#### Problem to solve:
For this exercise, repeat all of the material verbatim apart from its images.

■ ■ ■ ■ ■

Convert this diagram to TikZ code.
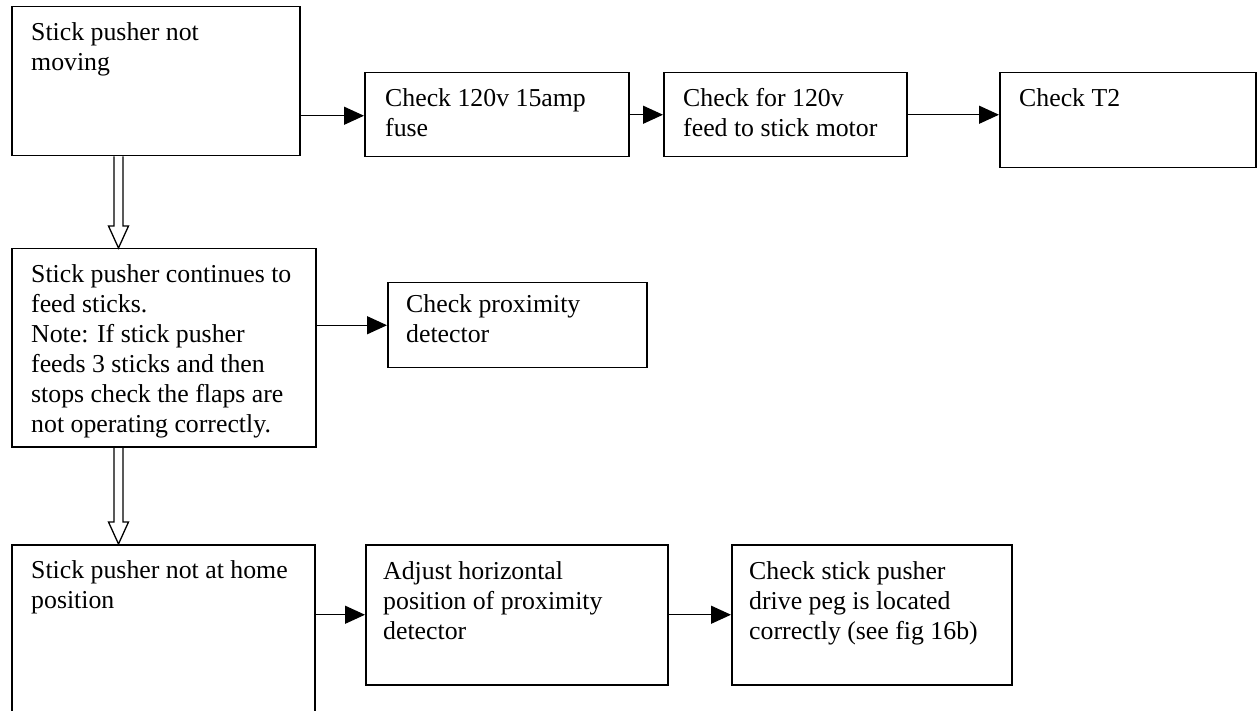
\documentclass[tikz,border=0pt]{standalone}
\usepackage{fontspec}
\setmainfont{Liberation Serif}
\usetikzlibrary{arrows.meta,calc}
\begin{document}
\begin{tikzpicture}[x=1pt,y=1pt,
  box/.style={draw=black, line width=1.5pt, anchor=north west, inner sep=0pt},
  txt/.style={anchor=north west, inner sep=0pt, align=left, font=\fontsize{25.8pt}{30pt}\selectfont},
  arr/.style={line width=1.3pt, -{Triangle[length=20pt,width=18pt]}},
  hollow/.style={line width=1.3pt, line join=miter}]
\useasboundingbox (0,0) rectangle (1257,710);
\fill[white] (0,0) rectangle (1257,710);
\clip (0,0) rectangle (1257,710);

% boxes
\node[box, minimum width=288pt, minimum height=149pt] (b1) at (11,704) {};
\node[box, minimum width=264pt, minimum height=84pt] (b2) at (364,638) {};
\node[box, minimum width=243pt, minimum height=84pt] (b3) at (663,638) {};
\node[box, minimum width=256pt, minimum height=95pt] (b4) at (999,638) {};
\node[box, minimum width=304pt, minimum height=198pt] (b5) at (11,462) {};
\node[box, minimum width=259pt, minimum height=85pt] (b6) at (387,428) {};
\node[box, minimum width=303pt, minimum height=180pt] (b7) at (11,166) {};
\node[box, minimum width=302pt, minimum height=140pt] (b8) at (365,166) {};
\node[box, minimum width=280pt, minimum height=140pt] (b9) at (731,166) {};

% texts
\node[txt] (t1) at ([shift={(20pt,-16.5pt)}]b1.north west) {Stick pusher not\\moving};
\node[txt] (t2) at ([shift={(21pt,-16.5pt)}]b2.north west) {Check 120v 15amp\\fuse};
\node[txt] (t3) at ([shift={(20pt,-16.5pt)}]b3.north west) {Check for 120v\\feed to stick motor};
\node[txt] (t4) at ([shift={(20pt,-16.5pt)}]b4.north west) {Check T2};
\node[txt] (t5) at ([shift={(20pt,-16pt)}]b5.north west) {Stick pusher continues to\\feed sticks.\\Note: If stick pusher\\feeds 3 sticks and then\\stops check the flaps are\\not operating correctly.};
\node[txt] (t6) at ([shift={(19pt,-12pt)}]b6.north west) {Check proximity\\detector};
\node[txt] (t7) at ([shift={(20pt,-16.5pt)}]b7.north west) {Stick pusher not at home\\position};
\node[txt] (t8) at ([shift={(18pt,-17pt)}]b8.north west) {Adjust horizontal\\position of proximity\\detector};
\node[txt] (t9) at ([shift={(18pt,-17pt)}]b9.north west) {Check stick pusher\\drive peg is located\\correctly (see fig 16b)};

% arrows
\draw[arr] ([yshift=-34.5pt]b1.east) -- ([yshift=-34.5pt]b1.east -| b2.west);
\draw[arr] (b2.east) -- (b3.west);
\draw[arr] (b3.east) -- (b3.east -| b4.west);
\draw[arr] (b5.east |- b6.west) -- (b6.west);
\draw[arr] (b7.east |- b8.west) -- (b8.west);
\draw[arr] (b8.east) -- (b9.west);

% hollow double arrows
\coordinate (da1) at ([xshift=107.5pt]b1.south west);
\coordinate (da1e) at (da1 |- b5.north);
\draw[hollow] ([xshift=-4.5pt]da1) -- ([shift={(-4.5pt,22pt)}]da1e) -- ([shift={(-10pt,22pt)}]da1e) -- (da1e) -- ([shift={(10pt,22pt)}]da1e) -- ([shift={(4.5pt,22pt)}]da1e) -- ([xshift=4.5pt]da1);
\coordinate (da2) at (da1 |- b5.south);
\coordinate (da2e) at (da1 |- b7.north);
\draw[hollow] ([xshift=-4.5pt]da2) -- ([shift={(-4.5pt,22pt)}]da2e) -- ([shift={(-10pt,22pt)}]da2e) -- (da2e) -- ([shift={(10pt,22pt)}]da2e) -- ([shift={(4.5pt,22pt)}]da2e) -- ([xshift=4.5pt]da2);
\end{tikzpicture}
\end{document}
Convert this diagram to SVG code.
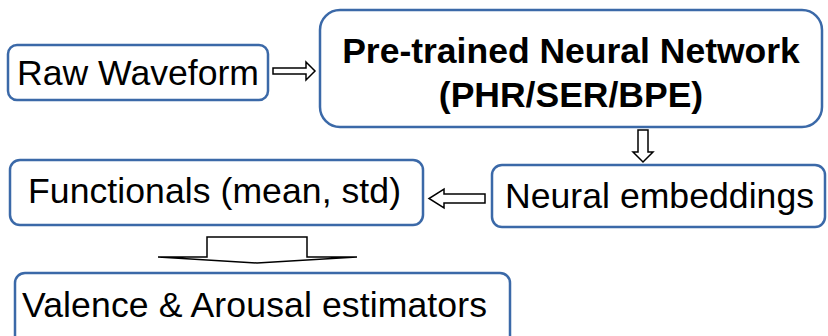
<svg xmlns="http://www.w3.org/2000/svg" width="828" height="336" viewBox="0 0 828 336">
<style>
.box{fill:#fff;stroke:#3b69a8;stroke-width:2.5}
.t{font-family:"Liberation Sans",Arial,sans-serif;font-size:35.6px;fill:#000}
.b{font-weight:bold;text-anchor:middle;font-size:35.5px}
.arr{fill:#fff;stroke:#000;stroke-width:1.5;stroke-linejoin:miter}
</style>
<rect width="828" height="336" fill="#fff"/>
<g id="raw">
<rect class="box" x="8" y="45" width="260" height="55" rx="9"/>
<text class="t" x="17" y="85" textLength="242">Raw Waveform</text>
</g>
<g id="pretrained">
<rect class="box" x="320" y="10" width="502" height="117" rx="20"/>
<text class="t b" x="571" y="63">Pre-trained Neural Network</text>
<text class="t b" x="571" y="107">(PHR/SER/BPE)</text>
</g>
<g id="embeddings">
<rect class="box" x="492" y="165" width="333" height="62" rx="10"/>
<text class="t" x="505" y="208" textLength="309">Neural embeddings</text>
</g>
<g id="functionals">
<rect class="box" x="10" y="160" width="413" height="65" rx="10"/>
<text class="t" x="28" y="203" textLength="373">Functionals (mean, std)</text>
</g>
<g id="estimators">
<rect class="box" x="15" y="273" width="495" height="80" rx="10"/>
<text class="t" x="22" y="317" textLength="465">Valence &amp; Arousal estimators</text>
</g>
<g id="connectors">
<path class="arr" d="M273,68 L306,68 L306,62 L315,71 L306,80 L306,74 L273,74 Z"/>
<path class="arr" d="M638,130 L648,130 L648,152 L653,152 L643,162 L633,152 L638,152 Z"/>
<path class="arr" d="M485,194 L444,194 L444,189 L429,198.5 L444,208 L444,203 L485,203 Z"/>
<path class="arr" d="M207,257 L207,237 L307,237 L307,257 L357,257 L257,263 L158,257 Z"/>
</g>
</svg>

■ ■ ■ ■ ■

#### Answer to the task:
Convert this diagram to TikZ code.
\documentclass[tikz,border=0pt]{standalone}
\usepackage{fontspec}
\setmainfont{Liberation Serif}
\usetikzlibrary{arrows.meta,calc}
\begin{document}
\begin{tikzpicture}[x=1pt,y=1pt,
  box/.style={draw=black, line width=1.5pt, anchor=north west, inner sep=0pt},
  txt/.style={anchor=north west, inner sep=0pt, align=left, font=\fontsize{25.8pt}{30pt}\selectfont},
  arr/.style={line width=1.3pt, -{Triangle[length=20pt,width=18pt]}},
  hollow/.style={line width=1.3pt, line join=miter}]
\useasboundingbox (0,0) rectangle (1257,710);
\fill[white] (0,0) rectangle (1257,710);
\clip (0,0) rectangle (1257,710);

% boxes
\node[box, minimum width=288pt, minimum height=149pt] (b1) at (11,704) {};
\node[box, minimum width=264pt, minimum height=84pt] (b2) at (364,638) {};
\node[box, minimum width=243pt, minimum height=84pt] (b3) at (663,638) {};
\node[box, minimum width=256pt, minimum height=95pt] (b4) at (999,638) {};
\node[box, minimum width=304pt, minimum height=198pt] (b5) at (11,462) {};
\node[box, minimum width=259pt, minimum height=85pt] (b6) at (387,428) {};
\node[box, minimum width=303pt, minimum height=180pt] (b7) at (11,166) {};
\node[box, minimum width=302pt, minimum height=140pt] (b8) at (365,166) {};
\node[box, minimum width=280pt, minimum height=140pt] (b9) at (731,166) {};

% texts
\node[txt] (t1) at ([shift={(20pt,-16.5pt)}]b1.north west) {Stick pusher not\\moving};
\node[txt] (t2) at ([shift={(21pt,-16.5pt)}]b2.north west) {Check 120v 15amp\\fuse};
\node[txt] (t3) at ([shift={(20pt,-16.5pt)}]b3.north west) {Check for 120v\\feed to stick motor};
\node[txt] (t4) at ([shift={(20pt,-16.5pt)}]b4.north west) {Check T2};
\node[txt] (t5) at ([shift={(20pt,-16pt)}]b5.north west) {Stick pusher continues to\\feed sticks.\\Note: If stick pusher\\feeds 3 sticks and then\\stops check the flaps are\\not operating correctly.};
\node[txt] (t6) at ([shift={(19pt,-12pt)}]b6.north west) {Check proximity\\detector};
\node[txt] (t7) at ([shift={(20pt,-16.5pt)}]b7.north west) {Stick pusher not at home\\position};
\node[txt] (t8) at ([shift={(18pt,-17pt)}]b8.north west) {Adjust horizontal\\position of proximity\\detector};
\node[txt] (t9) at ([shift={(18pt,-17pt)}]b9.north west) {Check stick pusher\\drive peg is located\\correctly (see fig 16b)};

% arrows
\draw[arr] ([yshift=-34.5pt]b1.east) -- ([yshift=-34.5pt]b1.east -| b2.west);
\draw[arr] (b2.east) -- (b3.west);
\draw[arr] (b3.east) -- (b3.east -| b4.west);
\draw[arr] (b5.east |- b6.west) -- (b6.west);
\draw[arr] (b7.east |- b8.west) -- (b8.west);
\draw[arr] (b8.east) -- (b9.west);

% hollow double arrows
\coordinate (da1) at ([xshift=107.5pt]b1.south west);
\coordinate (da1e) at (da1 |- b5.north);
\draw[hollow] ([xshift=-4.5pt]da1) -- ([shift={(-4.5pt,22pt)}]da1e) -- ([shift={(-10pt,22pt)}]da1e) -- (da1e) -- ([shift={(10pt,22pt)}]da1e) -- ([shift={(4.5pt,22pt)}]da1e) -- ([xshift=4.5pt]da1);
\coordinate (da2) at (da1 |- b5.south);
\coordinate (da2e) at (da1 |- b7.north);
\draw[hollow] ([xshift=-4.5pt]da2) -- ([shift={(-4.5pt,22pt)}]da2e) -- ([shift={(-10pt,22pt)}]da2e) -- (da2e) -- ([shift={(10pt,22pt)}]da2e) -- ([shift={(4.5pt,22pt)}]da2e) -- ([xshift=4.5pt]da2);
\end{tikzpicture}
\end{document}
Convert this diagram to SVG code.
<svg xmlns="http://www.w3.org/2000/svg" width="828" height="336" viewBox="0 0 828 336">
<style>
.box{fill:#fff;stroke:#3b69a8;stroke-width:2.5}
.t{font-family:"Liberation Sans",Arial,sans-serif;font-size:35.6px;fill:#000}
.b{font-weight:bold;text-anchor:middle;font-size:35.5px}
.arr{fill:#fff;stroke:#000;stroke-width:1.5;stroke-linejoin:miter}
</style>
<rect width="828" height="336" fill="#fff"/>
<g id="raw">
<rect class="box" x="8" y="45" width="260" height="55" rx="9"/>
<text class="t" x="17" y="85" textLength="242">Raw Waveform</text>
</g>
<g id="pretrained">
<rect class="box" x="320" y="10" width="502" height="117" rx="20"/>
<text class="t b" x="571" y="63">Pre-trained Neural Network</text>
<text class="t b" x="571" y="107">(PHR/SER/BPE)</text>
</g>
<g id="embeddings">
<rect class="box" x="492" y="165" width="333" height="62" rx="10"/>
<text class="t" x="505" y="208" textLength="309">Neural embeddings</text>
</g>
<g id="functionals">
<rect class="box" x="10" y="160" width="413" height="65" rx="10"/>
<text class="t" x="28" y="203" textLength="373">Functionals (mean, std)</text>
</g>
<g id="estimators">
<rect class="box" x="15" y="273" width="495" height="80" rx="10"/>
<text class="t" x="22" y="317" textLength="465">Valence &amp; Arousal estimators</text>
</g>
<g id="connectors">
<path class="arr" d="M273,68 L306,68 L306,62 L315,71 L306,80 L306,74 L273,74 Z"/>
<path class="arr" d="M638,130 L648,130 L648,152 L653,152 L643,162 L633,152 L638,152 Z"/>
<path class="arr" d="M485,194 L444,194 L444,189 L429,198.5 L444,208 L444,203 L485,203 Z"/>
<path class="arr" d="M207,257 L207,237 L307,237 L307,257 L357,257 L257,263 L158,257 Z"/>
</g>
</svg>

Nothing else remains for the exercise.